- _Short exercise_: Go through the material and write it all out exactly, minus the pictures.

========================================

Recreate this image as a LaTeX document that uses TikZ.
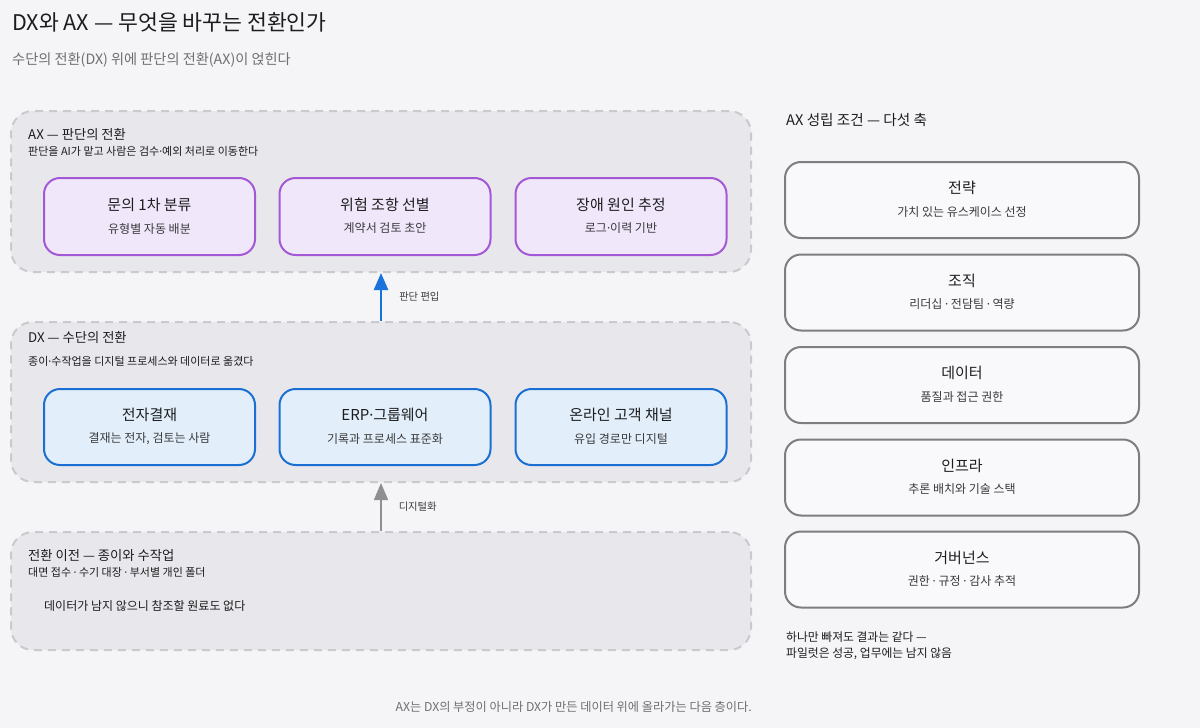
\documentclass[tikz,border=0pt]{standalone}
\usepackage{fontspec}
\setmainfont{Noto Sans CJK KR}
\newfontfamily\dotfont{Noto Sans}
\newcommand\md{{\dotfont ·}}
\usepackage{tikz}
\usetikzlibrary{arrows.meta,positioning}
\definecolor{bgc}{HTML}{F5F5F7}
\definecolor{panelc}{HTML}{E8E8EC}
\definecolor{dashc}{HTML}{C9C9CE}
\definecolor{axline}{HTML}{A458D6}
\definecolor{axfill}{HTML}{F0E7FA}
\definecolor{dxline}{HTML}{1C6FD2}
\definecolor{dxfill}{HTML}{E2EFFB}
\definecolor{condline}{HTML}{7D7D82}
\definecolor{condfill}{HTML}{F9F9FB}
\definecolor{ink}{HTML}{1D1D1F}
\definecolor{ink2}{HTML}{3A3A3C}
\definecolor{muted}{HTML}{6E6E73}
\definecolor{upblue}{HTML}{1A72DC}
\definecolor{upgray}{HTML}{8E8E93}
\tikzset{
  panel/.style={draw=dashc,fill=panelc,line width=2pt,dash pattern=on 8pt off 6pt,rounded corners=22pt,minimum width=740pt},
  axbox/.style={draw=axline,fill=axfill,line width=2pt,rounded corners=16pt,minimum width=211pt,minimum height=77pt},
  dxbox/.style={draw=dxline,fill=dxfill,line width=2pt,rounded corners=16pt,minimum width=211pt,minimum height=76pt},
  condbox/.style={draw=condline,fill=condfill,line width=2pt,rounded corners=16pt,minimum width=354pt,minimum height=76pt},
  boxttl/.style={font=\fontsize{15}{18}\selectfont,text=ink,inner sep=0pt},
  boxsub/.style={font=\fontsize{12}{14}\selectfont,text=ink2,inner sep=0pt},
  ptitle/.style={anchor=west,inner sep=0pt,font=\fontsize{13.3}{16}\selectfont,text=ink},
  psub/.style={anchor=west,inner sep=0pt,font=\fontsize{11}{13}\selectfont,text=ink},
  lbl/.style={font=\fontsize{10.3}{12}\selectfont,text=ink2,inner sep=0pt}
}

\begin{document}
\begin{tikzpicture}[x=1pt,y=-1pt,line join=round]
\path[fill=bgc] (0,0) rectangle (1200,728);
% --- 1: heading
\node[anchor=west,inner sep=0pt,font=\fontsize{21.6}{26}\selectfont,text=ink] (title) at (12,22) {DX와 AX — 무엇을 바꾸는 전환인가};
\node[anchor=west,inner sep=0pt,font=\fontsize{14.2}{17}\selectfont,text=muted] (subtitle) at (12,60) {수단의 전환(DX) 위에 판단의 전환(AX)이 얹힌다};

% --- 2: three layers, bottom to top
\node[panel,minimum height=161pt] (ax) at (381,191.5) {};
\node[panel,minimum height=160pt] (dx) at (381,402) {};
\node[panel,minimum height=118pt] (pre) at (381,591) {};

\node[ptitle] (axttl) at (28,135) {AX — 판단의 전환};
\node[psub] (axsub) at (28,151) {판단을 AI가 맡고 사람은 검수\md{}예외 처리로 이동한다};
\foreach \i/\x/\t/\s in {1/149.5/문의 1차 분류/유형별 자동 배분,
                         2/385/위험 조항 선별/계약서 검토 초안,
                         3/621/장애 원인 추정/로그\md{}이력 기반}{
  \node[axbox] (a\i) at (\x,216.5) {};
  \node[boxttl] at ([yshift=12pt]a\i.center) {\t};
  \node[boxsub] at ([yshift=-12pt]a\i.center) {\s};
}

\node[ptitle] (dxttl) at (28,338) {DX — 수단의 전환};
\node[psub] (dxsub) at (28,361) {종이\md{}수작업을 디지털 프로세스와 데이터로 옮겼다};
\foreach \i/\x/\t/\s in {1/149.5/전자결재/{결재는 전자, 검토는 사람},
                         2/385/ERP\md{}그룹웨어/기록과 프로세스 표준화,
                         3/621/온라인 고객 채널/유입 경로만 디지털}{
  \node[dxbox] (d\i) at (\x,427) {};
  \node[boxttl] at ([yshift=12pt]d\i.center) {\t};
  \node[boxsub] at ([yshift=-12pt]d\i.center) {\s};
}

\node[ptitle] (prettl) at (28,556) {전환 이전 — 종이와 수작업};
\node[psub] (presub) at (28,572) {대면 접수 \md{} 수기 대장 \md{} 부서별 개인 폴더};
\node[anchor=west,inner sep=0pt,font=\fontsize{12}{14}\selectfont,text=ink] (prebody) at (44,606) {데이터가 남지 않으니 참조할 원료도 없다};

\draw[line width=2.5pt,upblue,-{Triangle[width=14pt,length=17pt]}] (dx.north) -- (ax.south)
  node[lbl,midway,anchor=west,xshift=17pt] {판단 편입};
\draw[line width=1.5pt,upgray,-{Triangle[width=14pt,length=17pt]}] (pre.north) -- (dx.south)
  node[lbl,midway,anchor=west,xshift=17pt] {디지털화};

% --- 3: conditions column
\node[anchor=west,inner sep=0pt,font=\fontsize{14.6}{17}\selectfont,text=ink] (condhead) at (786,120) {AX 성립 조건 — 다섯 축};
\foreach \i/\y/\t/\s in {1/200/전략/가치 있는 유스케이스 선정,
                         2/292.5/조직/리더십 \md{} 전담팀 \md{} 역량,
                         3/385/데이터/품질과 접근 권한,
                         4/477.5/인프라/추론 배치와 기술 스택,
                         5/569.5/거버넌스/권한 \md{} 규정 \md{} 감사 추적}{
  \node[condbox] (c\i) at (962,\y) {};
  \node[boxttl] at ([yshift=12pt]c\i.center) {\t};
  \node[boxsub] at ([yshift=-12pt]c\i.center) {\s};
}
\node[anchor=north west,inner sep=0pt,align=left,font=\fontsize{11.8}{16}\selectfont,text=ink] (condnote) at (786,632) {하나만 빠져도 결과는 같다 —\\파일럿은 성공, 업무에는 남지 않음};

% --- 4: footer
\node[anchor=east,inner sep=0pt,font=\fontsize{12.2}{14}\selectfont,text=muted] (footer) at (752,707) {AX는 DX의 부정이 아니라 DX가 만든 데이터 위에 올라가는 다음 층이다.};
\end{tikzpicture}
\end{document}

========================================

- _Full response_:
Recreate this image as a LaTeX document that uses TikZ.
\documentclass[tikz,border=0pt]{standalone}
\usepackage{fontspec}
\setmainfont{Noto Sans CJK KR}
\newfontfamily\dotfont{Noto Sans}
\newcommand\md{{\dotfont ·}}
\usepackage{tikz}
\usetikzlibrary{arrows.meta,positioning}
\definecolor{bgc}{HTML}{F5F5F7}
\definecolor{panelc}{HTML}{E8E8EC}
\definecolor{dashc}{HTML}{C9C9CE}
\definecolor{axline}{HTML}{A458D6}
\definecolor{axfill}{HTML}{F0E7FA}
\definecolor{dxline}{HTML}{1C6FD2}
\definecolor{dxfill}{HTML}{E2EFFB}
\definecolor{condline}{HTML}{7D7D82}
\definecolor{condfill}{HTML}{F9F9FB}
\definecolor{ink}{HTML}{1D1D1F}
\definecolor{ink2}{HTML}{3A3A3C}
\definecolor{muted}{HTML}{6E6E73}
\definecolor{upblue}{HTML}{1A72DC}
\definecolor{upgray}{HTML}{8E8E93}
\tikzset{
  panel/.style={draw=dashc,fill=panelc,line width=2pt,dash pattern=on 8pt off 6pt,rounded corners=22pt,minimum width=740pt},
  axbox/.style={draw=axline,fill=axfill,line width=2pt,rounded corners=16pt,minimum width=211pt,minimum height=77pt},
  dxbox/.style={draw=dxline,fill=dxfill,line width=2pt,rounded corners=16pt,minimum width=211pt,minimum height=76pt},
  condbox/.style={draw=condline,fill=condfill,line width=2pt,rounded corners=16pt,minimum width=354pt,minimum height=76pt},
  boxttl/.style={font=\fontsize{15}{18}\selectfont,text=ink,inner sep=0pt},
  boxsub/.style={font=\fontsize{12}{14}\selectfont,text=ink2,inner sep=0pt},
  ptitle/.style={anchor=west,inner sep=0pt,font=\fontsize{13.3}{16}\selectfont,text=ink},
  psub/.style={anchor=west,inner sep=0pt,font=\fontsize{11}{13}\selectfont,text=ink},
  lbl/.style={font=\fontsize{10.3}{12}\selectfont,text=ink2,inner sep=0pt}
}

\begin{document}
\begin{tikzpicture}[x=1pt,y=-1pt,line join=round]
\path[fill=bgc] (0,0) rectangle (1200,728);
% --- 1: heading
\node[anchor=west,inner sep=0pt,font=\fontsize{21.6}{26}\selectfont,text=ink] (title) at (12,22) {DX와 AX — 무엇을 바꾸는 전환인가};
\node[anchor=west,inner sep=0pt,font=\fontsize{14.2}{17}\selectfont,text=muted] (subtitle) at (12,60) {수단의 전환(DX) 위에 판단의 전환(AX)이 얹힌다};

% --- 2: three layers, bottom to top
\node[panel,minimum height=161pt] (ax) at (381,191.5) {};
\node[panel,minimum height=160pt] (dx) at (381,402) {};
\node[panel,minimum height=118pt] (pre) at (381,591) {};

\node[ptitle] (axttl) at (28,135) {AX — 판단의 전환};
\node[psub] (axsub) at (28,151) {판단을 AI가 맡고 사람은 검수\md{}예외 처리로 이동한다};
\foreach \i/\x/\t/\s in {1/149.5/문의 1차 분류/유형별 자동 배분,
                         2/385/위험 조항 선별/계약서 검토 초안,
                         3/621/장애 원인 추정/로그\md{}이력 기반}{
  \node[axbox] (a\i) at (\x,216.5) {};
  \node[boxttl] at ([yshift=12pt]a\i.center) {\t};
  \node[boxsub] at ([yshift=-12pt]a\i.center) {\s};
}

\node[ptitle] (dxttl) at (28,338) {DX — 수단의 전환};
\node[psub] (dxsub) at (28,361) {종이\md{}수작업을 디지털 프로세스와 데이터로 옮겼다};
\foreach \i/\x/\t/\s in {1/149.5/전자결재/{결재는 전자, 검토는 사람},
                         2/385/ERP\md{}그룹웨어/기록과 프로세스 표준화,
                         3/621/온라인 고객 채널/유입 경로만 디지털}{
  \node[dxbox] (d\i) at (\x,427) {};
  \node[boxttl] at ([yshift=12pt]d\i.center) {\t};
  \node[boxsub] at ([yshift=-12pt]d\i.center) {\s};
}

\node[ptitle] (prettl) at (28,556) {전환 이전 — 종이와 수작업};
\node[psub] (presub) at (28,572) {대면 접수 \md{} 수기 대장 \md{} 부서별 개인 폴더};
\node[anchor=west,inner sep=0pt,font=\fontsize{12}{14}\selectfont,text=ink] (prebody) at (44,606) {데이터가 남지 않으니 참조할 원료도 없다};

\draw[line width=2.5pt,upblue,-{Triangle[width=14pt,length=17pt]}] (dx.north) -- (ax.south)
  node[lbl,midway,anchor=west,xshift=17pt] {판단 편입};
\draw[line width=1.5pt,upgray,-{Triangle[width=14pt,length=17pt]}] (pre.north) -- (dx.south)
  node[lbl,midway,anchor=west,xshift=17pt] {디지털화};

% --- 3: conditions column
\node[anchor=west,inner sep=0pt,font=\fontsize{14.6}{17}\selectfont,text=ink] (condhead) at (786,120) {AX 성립 조건 — 다섯 축};
\foreach \i/\y/\t/\s in {1/200/전략/가치 있는 유스케이스 선정,
                         2/292.5/조직/리더십 \md{} 전담팀 \md{} 역량,
                         3/385/데이터/품질과 접근 권한,
                         4/477.5/인프라/추론 배치와 기술 스택,
                         5/569.5/거버넌스/권한 \md{} 규정 \md{} 감사 추적}{
  \node[condbox] (c\i) at (962,\y) {};
  \node[boxttl] at ([yshift=12pt]c\i.center) {\t};
  \node[boxsub] at ([yshift=-12pt]c\i.center) {\s};
}
\node[anchor=north west,inner sep=0pt,align=left,font=\fontsize{11.8}{16}\selectfont,text=ink] (condnote) at (786,632) {하나만 빠져도 결과는 같다 —\\파일럿은 성공, 업무에는 남지 않음};

% --- 4: footer
\node[anchor=east,inner sep=0pt,font=\fontsize{12.2}{14}\selectfont,text=muted] (footer) at (752,707) {AX는 DX의 부정이 아니라 DX가 만든 데이터 위에 올라가는 다음 층이다.};
\end{tikzpicture}
\end{document}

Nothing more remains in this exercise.